In these communities, then, there is some sort of authority, derived from the group think of relevant people. So it is in wargaming, of course. Even for us solo wargamers out here on left field of the community the authority of the rest of the wargaming world has an impact. Only by recognising and understanding the thinking of the community, and the reasons why the community thinks in that way can my ideas have any sort of impact. The main vehicle of this impact is, of course, the wargame rule set. Rules are accepted or not by the wider community. They can become, in some sense, currency for discussing wargaming, as DB* did, for a while.

This is no bad thing, of course. We need a language to discuss the hobby, and successful languages will tend to come to the fore. Paradigms tend to change, of course, and what was acceptable wargaming language in the (say) 1970’s may well not be (except in some quarters) today. The evolution of wargaming can, probably, be traced through the popular sets of wargame rules. But no-one makes anyone use this or that particular set. There may be popular rule sets, but there is no authority, no verifiable claim to authenticity that a particular set can make.

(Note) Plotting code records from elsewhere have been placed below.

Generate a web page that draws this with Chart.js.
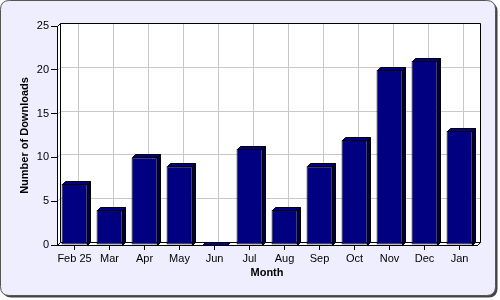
<!DOCTYPE html>
<html>
<head>
<meta charset="utf-8">
<script src="https://cdn.jsdelivr.net/npm/chart.js@4"></script>
<style>
  html, body { margin: 0; padding: 0; background: #fff; }
  #wrap { width: 500px; height: 300px; }
</style>
</head>
<body>
<div id="wrap"><canvas id="graph" width="500" height="300"></canvas></div>
<script>
// data
const months = ["Feb 25", "Mar", "Apr", "May", "Jun", "Jul", "Aug", "Sep", "Oct", "Nov", "Dec", "Jan"];
const downloads = [7, 4, 10, 9, 0, 11, 4, 9, 12, 20, 21, 13];
const yTicks = [0, 5, 10, 15, 20, 25];

const DEPTH = 3;
const FONT = "'Liberation Sans', Arial, sans-serif";

function roundRect(ctx, x, y, w, h, r) {
  ctx.beginPath();
  ctx.moveTo(x + r, y);
  ctx.lineTo(x + w - r, y);
  ctx.quadraticCurveTo(x + w, y, x + w, y + r);
  ctx.lineTo(x + w, y + h - r);
  ctx.quadraticCurveTo(x + w, y + h, x + w - r, y + h);
  ctx.lineTo(x + r, y + h);
  ctx.quadraticCurveTo(x, y + h, x, y + h - r);
  ctx.lineTo(x, y + r);
  ctx.quadraticCurveTo(x, y, x + r, y);
  ctx.closePath();
}

function poly(ctx, pts, fill, stroke) {
  ctx.beginPath();
  ctx.moveTo(pts[0][0], pts[0][1]);
  for (let i = 1; i < pts.length; i++) ctx.lineTo(pts[i][0], pts[i][1]);
  ctx.closePath();
  if (fill) { ctx.fillStyle = fill; ctx.fill(); }
  if (stroke) { ctx.strokeStyle = stroke; ctx.lineWidth = 1; ctx.stroke(); }
}

// frame, back wall, floor and grid behind everything
const backdrop = {
  id: "backdrop",
  beforeDraw(chart) {
    const ctx = chart.ctx;
    const a = chart.chartArea;
    const d = DEPTH;
    const xs = chart.scales.x, ys = chart.scales.y;
    ctx.save();

    // outer panel with shadow
    roundRect(ctx, 2.5, 2.5, 495, 295, 9);
    ctx.fillStyle = "#444";
    ctx.fill();
    roundRect(ctx, 0.5, 0.5, 495, 295, 9);
    ctx.fillStyle = "#eeeeff";
    ctx.fill();
    ctx.strokeStyle = "#555";
    ctx.lineWidth = 1;
    ctx.stroke();

    const L = Math.round(a.left) + 0.5, R = Math.round(a.right) + 0.5;
    const T = Math.round(a.top) + 0.5, B = Math.round(a.bottom) + 0.5;

    // interior white
    poly(ctx, [[L, T], [L + d, T - d], [R + d, T - d], [R + d, B - d], [R, B], [L, B]], "#fff");

    // grid on back wall
    ctx.strokeStyle = "#c8c8c8";
    ctx.lineWidth = 1;
    yTicks.forEach(v => {
      const y = Math.round(ys.getPixelForValue(v)) + 0.5;
      ctx.beginPath();
      ctx.moveTo(L, y);
      ctx.lineTo(L + d, y - d);
      ctx.lineTo(R + d, y - d);
      ctx.stroke();
    });
    months.forEach((m, i) => {
      const x = Math.round(xs.getPixelForValue(i)) + 0.5 + d;
      ctx.beginPath();
      ctx.moveTo(x, T - d);
      ctx.lineTo(x, B - d);
      ctx.stroke();
    });

    // walls outline
    ctx.strokeStyle = "#000";
    ctx.beginPath();
    ctx.moveTo(L, T); ctx.lineTo(L + d, T - d); ctx.lineTo(R + d, T - d);
    ctx.lineTo(R + d, B - d); ctx.lineTo(R, B);
    ctx.moveTo(L + d, T - d); ctx.lineTo(L + d, B - d); ctx.lineTo(R + d, B - d);
    ctx.moveTo(L, B - 0); ctx.lineTo(L + d, B - d);
    ctx.stroke();

    ctx.restore();
  },
  afterDatasetsDraw(chart) {
    const ctx = chart.ctx;
    const d = DEPTH;
    const meta = chart.getDatasetMeta(0);
    ctx.save();
    meta.data.forEach(bar => {
      const p = bar.getProps(["x", "y", "base", "width"], true);
      const x0 = Math.round(p.x - p.width / 2) + 0.5;
      const x1 = Math.round(p.x + p.width / 2) + 0.5;
      const top = Math.round(p.y) + 0.5;
      const base = Math.round(p.base) + 0.5;
      // side face
      if (base - top > 0) {
        poly(ctx, [[x1, top], [x1 + d, top - d], [x1 + d, base - d], [x1, base]], "#00003c", "#000");
      }
      // top face
      poly(ctx, [[x0, top], [x0 + d, top - d], [x1 + d, top - d], [x1, top]], "#000080", "#000");
    });
    ctx.restore();
  }
};

new Chart(document.getElementById("graph"), {
  type: "bar",
  data: {
    labels: months,
    datasets: [{
      label: "Downloads",
      data: downloads,
      backgroundColor: "#000080",
      borderColor: "#000",
      borderWidth: 1,
      borderSkipped: false,
      categoryPercentage: 1,
      barPercentage: 0.74
    }]
  },
  options: {
    responsive: false,
    animation: false,
    events: [],
    layout: { padding: { left: 0, top: 26, right: 23, bottom: 0 } },
    plugins: {
      legend: { display: false },
      tooltip: { enabled: false }
    },
    scales: {
      x: {
        afterFit(scale) { scale.height = 55; },
        grid: { offset: false, drawOnChartArea: false, drawTicks: true, tickLength: 5, color: "#000" },
        border: { display: true, color: "#000" },
        ticks: { color: "#000", padding: 2, font: { family: FONT, size: 11 }, maxRotation: 0, autoSkip: false },
        title: {
          display: true, text: "Month", color: "#000",
          font: { family: FONT, size: 11, weight: "bold" },
          padding: { top: 0, bottom: 20 }
        }
      },
      y: {
        min: 0, max: 25,
        afterFit(scale) { scale.width = 57; },
        afterBuildTicks(scale) { scale.ticks = yTicks.map(v => ({ value: v })); },
        grid: { drawOnChartArea: false, drawTicks: true, tickLength: 6, color: "#000" },
        border: { display: true, color: "#000" },
        ticks: { color: "#000", padding: 2, font: { family: FONT, size: 11 } },
        title: {
          display: true, text: "Number of Downloads", color: "#000",
          font: { family: FONT, size: 11, weight: "bold" },
          padding: { top: 18, bottom: 0 }
        }
      }
    }
  },
  plugins: [backdrop]
});
</script>
</body>
</html>
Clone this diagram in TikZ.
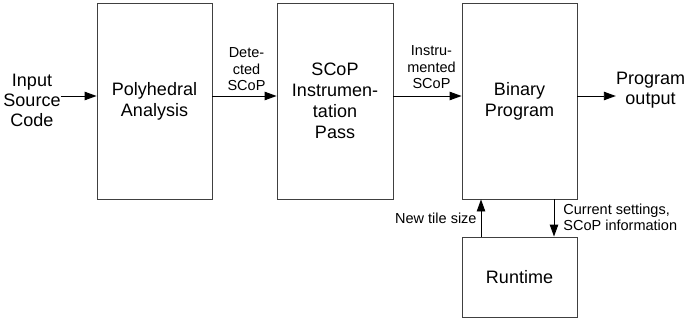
\documentclass[tikz,border=0pt]{standalone}
\usepackage{fontspec}
\setmainfont{Liberation Sans}
\usetikzlibrary{arrows.meta}
\begin{document}
\begin{tikzpicture}[x=1pt,y=-1pt,
  blk/.style={draw=black!75,line width=0.9pt,minimum width=115pt,align=center,inner sep=0pt,
    font=\fontsize{18}{21}\selectfont},
  big/.style={align=center,inner sep=0pt,font=\fontsize{18}{20}\selectfont},
  small/.style={inner sep=0pt,font=\fontsize{14.5}{16.3}\selectfont},
  arr/.style={line width=0.9pt,-{Triangle[length=12pt,width=8.5pt]}}]
\useasboundingbox (0,0) rectangle (684,320);
\node[blk,minimum height=196pt] (p1) at (154.5,101) {Polyhedral\\Analysis};
\node[blk,minimum height=196pt,minimum width=116pt] (p2) at (335,101) {SCoP\\Instrumen-\\tation\\Pass};
\node[blk,minimum height=196pt] (b) at (519.5,101) {Binary\\Program};
\node[blk,minimum height=80pt] (rt) at (519.5,277) {Runtime};
\node[big] (in) at (32,100) {Input\\Source\\Code};
\node[big] (out) at (650.5,90) {Program\\output};
\draw[arr] ([yshift=5pt]p1.west -| in.east) -- ([yshift=5pt]p1.west);
\draw[arr] ([yshift=5pt]p1.east) -- node[small,align=center,above=5pt,xshift=2pt] {Dete-\\cted\\SCoP} ([yshift=5pt]p2.west);
\draw[arr] ([yshift=5pt]p2.east) -- node[small,align=center,above=7pt,xshift=4pt] {Instru-\\mented\\SCoP} ([yshift=5pt]p2.west -| b.west);
\draw[arr] ([yshift=5pt]b.east) -- ([yshift=5pt]b.east -| out.west);
\draw[arr] ([xshift=-38.5pt]rt.north) -- node[small,left=4pt] {New tile size} ([xshift=-38.5pt]b.south);
\draw[arr] ([xshift=34.5pt]b.south) -- node[small,align=left,right=9pt,yshift=1pt] {Current settings,\\SCoP information} ([xshift=34.5pt]rt.north);
\end{tikzpicture}
\end{document}
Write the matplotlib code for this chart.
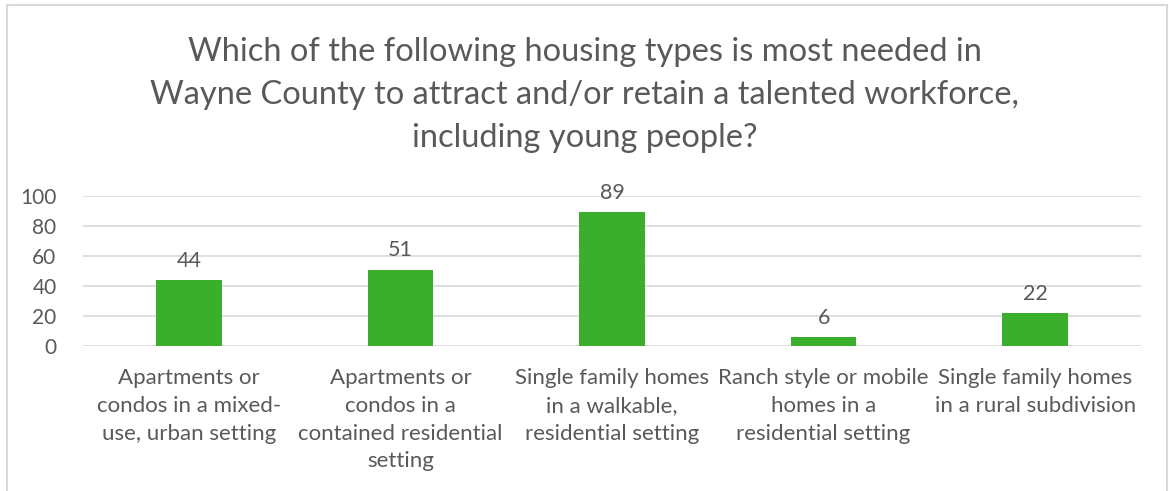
import matplotlib
matplotlib.use("Agg")
import matplotlib.pyplot as plt
from matplotlib.patches import Rectangle

categories = [
    "Apartments or\ncondos in a mixed-\nuse, urban setting",
    "Apartments or\ncondos in a\ncontained residential\nsetting",
    "Single family homes\nin a walkable,\nresidential setting",
    "Ranch style or mobile\nhomes in a\nresidential setting",
    "Single family homes\nin a rural subdivision",
]
values = [44, 51, 89, 6, 22]
yticks = [0, 20, 40, 60, 80, 100]
title = ("Which of the following housing types is most needed in\n"
         "Wayne County to attract and/or retain a talented workforce,\n"
         "including young people?")

plt.rcParams['font.family'] = ['Lato', 'DejaVu Sans']
TXT = '#595959'
GREEN = '#3CAE2E'

fig = plt.figure(figsize=(11.69, 4.91), dpi=100)
fig.patches.append(Rectangle((7/1169, -0.1), (1167-7)/1169, 1.1 - 5/491,
                             transform=fig.transFigure, fill=False,
                             edgecolor='#D9D9D9', linewidth=1.5))
ax = fig.add_axes([83/1169, 1 - 346/491, (1141-83)/1169, (346-196)/491])
x = list(range(len(values)))
bars = ax.bar(x, values, width=0.31, color=GREEN, zorder=3)
for xi, v in zip(x, values):
    ax.text(xi, v + 6, str(v), ha='center', va='bottom', fontsize=15.5, color=TXT)
ax.set_xlim(-0.5, len(values) - 0.5)
ax.set_ylim(0, 100)
ax.set_yticks(yticks)
ax.set_yticklabels([str(t) for t in yticks], fontsize=15, color=TXT)
ax.set_xticks(x)
ax.set_xticklabels(categories, fontsize=16, color=TXT, linespacing=1.48, va='top')
ax.tick_params(axis='both', length=0)
ax.tick_params(axis='y', pad=19)
ax.tick_params(axis='x', pad=16)
ax.grid(axis='y', color='#D9D9D9', linewidth=1.2, zorder=0)
for s in ax.spines.values():
    s.set_visible(False)
fig.text(0.5, 1 - 95/491, title, ha='center', va='center', fontsize=23.5,
         color=TXT, linespacing=1.55)
fig.savefig('out.png', dpi=100)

And so we return to Bill S and interpretations. A Japanese interpretation of Shakespeare is quite likely to look very different from a performance staged in Stratford-Upon-Avon. One cannot claim more authenticity than the other. Similarly, a battle of Waterloo wargame performed with one set of rules cannot claim greater authenticity then the same battle under different rules (assuming that the rules pertain, of course). In that sense there is no authority of interpreter or interpretation. After all, someone pointed out here once that the accounts of Waterloo vary over what time the battle started, to say nothing of the events.

The authority, such as it is, in the world tends to arise, ultimately, from the nation state and the control of violence. Where who controls violence is disputed, civil wars (which are among the most uncivil sort of conflict, of course) tend to occur. But in areas where the state is not interested, or which it has relinquished control over (such as wargaming and theatre), there is no authority beyond the interpretative community (or communities) involved. Exactly where that leaves us, as wargamers, interpreting our texts, is a subject for another time.